Developed by Harley-Davidson Motor Co. to reduce sound and noise emissions produced by their line of motorcycles, the Active Intake Control (AIC) system is an electronically controlled servo that opens and closes a valve in the intake chamber according to preset engine speeds. The Active Intake Control works together with the Active Exhaust Control system.
Working in accordance to meet higher emissions standards introduced by the European Commission and the Association des Constructeurs Europeens de Motocycles (ACEM) in 2008, Harley-Davidson began to implement the Active Intake Control and the Active Exhaust Control systems in their international motorcycle models.
The purpose of the Active Intake System (AIS) is to lower the amount of sound, or noise, emitted by the motorcycle by regulating the intake of air into the motor. The AIS is composed of a valve and a servo that is controlled by the motorcycle's Electronic Control Module (ECM).
At idle, the AIS valve is closed, restricting the amount of air allowed into the motor to a minimum and lowering the sound levels of the exhaust.

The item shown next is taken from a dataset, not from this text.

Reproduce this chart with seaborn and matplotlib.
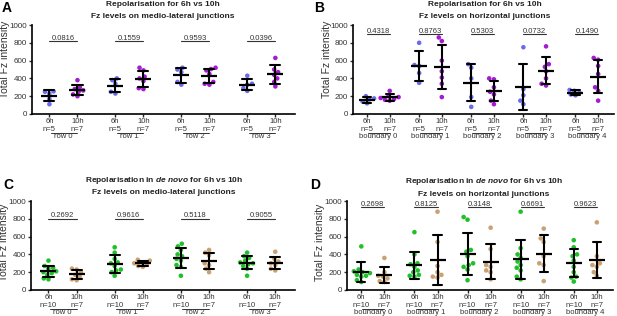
import pandas as pd
import seaborn as sns
import matplotlib.pyplot as plt

sns.set_style("ticks")
plt.rcParams["font.family"] = ["Liberation Sans", "DejaVu Sans"]
plt.rcParams["mathtext.fontset"] = "custom"
plt.rcParams["mathtext.it"] = "Liberation Sans:italic:bold"
plt.rcParams["mathtext.rm"] = "Liberation Sans:bold"

# ---- panel A : medio-lateral junctions, repolarisation
a_groups = ["row 0", "row 1", "row 2", "row 3"]
a_6h = [[255, 250, 230, 170, 110],
        [400, 380, 340, 250, 230],
        [520, 500, 470, 360, 330],
        [430, 340, 330, 290, 260]]
a_10h = [[380, 300, 280, 265, 250, 220, 200],
         [520, 490, 420, 400, 370, 290, 280],
         [520, 505, 490, 450, 360, 340, 330],
         [630, 500, 470, 440, 400, 360, 310]]
a_p = ["0.0816", "0.1559", "0.9593", "0.0396"]

# ---- panel B : horizontal junctions, repolarisation
b_groups = ["boundary 0", "boundary 1", "boundary 2", "boundary 3", "boundary 4"]
b_6h = [[200, 175, 165, 140, 120],
        [800, 550, 540, 460, 350],
        [560, 520, 400, 190, 80],
        [750, 280, 210, 150, 110],
        [270, 260, 240, 220, 210]]
b_10h = [[260, 200, 190, 180, 170, 160, 150],
         [860, 820, 600, 480, 410, 340, 190],
         [400, 390, 300, 250, 220, 150, 110],
         [760, 560, 530, 480, 400, 340, 320],
         [630, 610, 540, 450, 300, 260, 150]]
b_p = ["0.4318", "0.8763", "0.5303", "0.0732", "0.1490"]

# ---- panel C : medio-lateral junctions, de novo
c_groups = ["row 0", "row 1", "row 2", "row 3"]
c_6h = [[330, 270, 250, 240, 210, 200, 190, 170, 130, 120],
        [480, 420, 350, 310, 300, 270, 230, 220, 200, 160],
        [520, 490, 450, 400, 380, 350, 330, 280, 260, 160],
        [420, 380, 360, 330, 310, 300, 290, 270, 240, 160]]
c_10h = [[240, 230, 200, 170, 150, 120, 110],
         [340, 330, 310, 300, 290, 270, 260],
         [450, 420, 390, 300, 280, 240, 200],
         [430, 350, 320, 300, 280, 240, 220]]
c_p = ["0.2692", "0.9616", "0.5118", "0.9055"]

# ---- panel D : horizontal junctions, de novo
d_groups = ["boundary 0", "boundary 1", "boundary 2", "boundary 3", "boundary 4"]
d_6h = [[490, 230, 210, 200, 190, 170, 160, 150, 110, 90],
        [650, 400, 300, 290, 260, 220, 200, 170, 160, 150],
        [820, 790, 450, 430, 380, 300, 280, 260, 230, 110],
        [880, 470, 400, 360, 320, 280, 250, 220, 150, 120],
        [560, 480, 400, 380, 330, 260, 200, 150, 140, 95]]
d_10h = [[360, 200, 160, 150, 130, 100, 90],
         [880, 540, 270, 200, 170, 150, 140],
         [700, 460, 280, 260, 220, 200, 120],
         [690, 580, 540, 380, 300, 280, 100],
         [760, 380, 300, 280, 260, 200, 160]]
d_p = ["0.2698", "0.8125", "0.3148", "0.6691", "0.9623"]

repol_colors = {"6h": "#6b6bec", "10h": "#a31ccf"}
denovo_colors = {"6h": "#20c02a", "10h": "#c9a172"}

W, H = 617, 316
fig = plt.figure(figsize=(W / 100, H / 100), dpi=100)
TXT = "#333333"


def px_axes(left, right, top, bottom):
    return fig.add_axes([left / W, 1 - bottom / H, (right - left) / W, (bottom - top) / H])


def draw_panel(ax, groups, early, late, pvals, colors, step, p_y, line_y, label_y):
    rows = []
    for g in range(len(groups)):
        for v in early[g]:
            rows.append((g * step, "6h", v))
        for v in late[g]:
            rows.append((g * step + 1, "10h", v))
    df = pd.DataFrame(rows, columns=["pos", "time", "value"])

    sns.swarmplot(data=df, x="pos", y="value", hue="time", palette=colors,
                  native_scale=True, size=3.3, legend=False, ax=ax, zorder=1)
    sns.pointplot(data=df, x="pos", y="value", native_scale=True, errorbar="sd",
                  capsize=0.36, linestyle="none", marker="_", markersize=11,
                  markeredgewidth=1.6, color="black",
                  err_kws={"linewidth": 1.5}, ax=ax, zorder=3)

    pos, labels = [], []
    for g in range(len(groups)):
        pos += [g * step, g * step + 1]
        labels += [f"6h\nn={len(early[g])}", f"10h\nn={len(late[g])}"]
    ax.set_xticks(pos)
    ax.set_xticklabels(labels, fontsize=5.5, color=TXT, linespacing=1.15)
    ax.set_xlim(-0.62, (len(groups) - 1) * step + 1.7)
    ax.set_ylim(0, 1000)
    ax.set_yticks(range(0, 1001, 200))
    ax.tick_params(axis="y", labelsize=5.8, colors=TXT, length=2.5, width=1, pad=1)
    ax.tick_params(axis="x", length=2, width=1, pad=1)
    ax.set_xlabel("")
    ax.set_ylabel("Total Fz intensity", fontsize=7.5, color=TXT)
    ax.yaxis.set_label_coords(-0.082, label_y)
    for s in ["top", "right"]:
        ax.spines[s].set_visible(False)
    for s in ["left", "bottom"]:
        ax.spines[s].set_linewidth(1.2)
        ax.spines[s].set_color("black")

    xt = ax.get_xaxis_transform()
    for g, name in enumerate(groups):
        x0 = g * step
        ax.text(x0 + 0.5, p_y, pvals[g], ha="center", va="center",
                fontsize=5.5, color=TXT)
        ax.plot([x0, x0 + 1], [line_y, line_y], color=TXT, lw=0.8)
        # group bracket below tick labels
        ax.plot([x0 + 0.05, x0 + 1.0], [-0.215, -0.215], color=TXT, lw=0.7,
                transform=xt, clip_on=False)
        ax.text(x0 + 0.5, -0.25, name, ha="center", va="center",
                fontsize=5.5, color=TXT, transform=xt)


ax_a = px_axes(32, 295, 25, 114)
draw_panel(ax_a, a_groups, a_6h, a_10h, a_p, repol_colors, 2.35, 852, 815, 0.62)
ax_b = px_axes(353, 614, 25, 114)
draw_panel(ax_b, b_groups, b_6h, b_10h, b_p, repol_colors, 2.3, 925, 895, 0.62)
ax_c = px_axes(31, 295, 201, 290)
draw_panel(ax_c, c_groups, c_6h, c_10h, c_p, denovo_colors, 2.35, 832, 802, 0.54)
ax_d = px_axes(347, 613, 201, 290)
draw_panel(ax_d, d_groups, d_6h, d_10h, d_p, denovo_colors, 2.3, 962, 928, 0.54)

# titles and panel letters
t1 = "Repolarisation for 6h vs 10h"
t2 = r"Repolarisation in $\it{de\ novo}$ for 6h vs 10h"
titles = [(163, 5, t1), (163, 16, "Fz levels on medio-lateral junctions"),
          (485, 5, t1), (485, 16, "Fz levels on horizontal junctions"),
          (164, 180, t2), (164, 193, "Fz levels on medio-lateral junctions"),
          (484, 181, t2), (484, 194, "Fz levels on horizontal junctions")]
for x, y, s in titles:
    fig.text(x / W, 1 - y / H, s, ha="center", va="center", fontsize=6,
             fontweight="bold", color="#222222")

for x, y, s in [(7, 8, "A"), (319, 8, "B"), (8, 185, "C"), (315, 185, "D")]:
    fig.text(x / W, 1 - y / H, s, ha="center", va="center", fontsize=10,
             fontweight="bold", color="black")

fig.savefig("out.png", dpi=100)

As the engine speed increases, the ECM sends a signal to the servo, which opens the valve and allows more air into the motor to meet the required air/fuel ratio for higher performance demands.
Harley-Davidson's motorcycles have benefited from the introduction of the AIC system, in conjunction with the Active Exhaust Control system, by reducing the amount of audible and gaseous emissions to create a more environmentally sound source of transportation.
Bypassing the AIC
Although most motorcyclists may not notice the presence of the Active Intake Control, many performance-minded riders have noted that the restrictive intake may rob the motor of power. To combat this, the AIC may be bypassed with aftermarket "emulators." Doing so, however, will void the manufacturer's warranty and is intended only for off-road riding.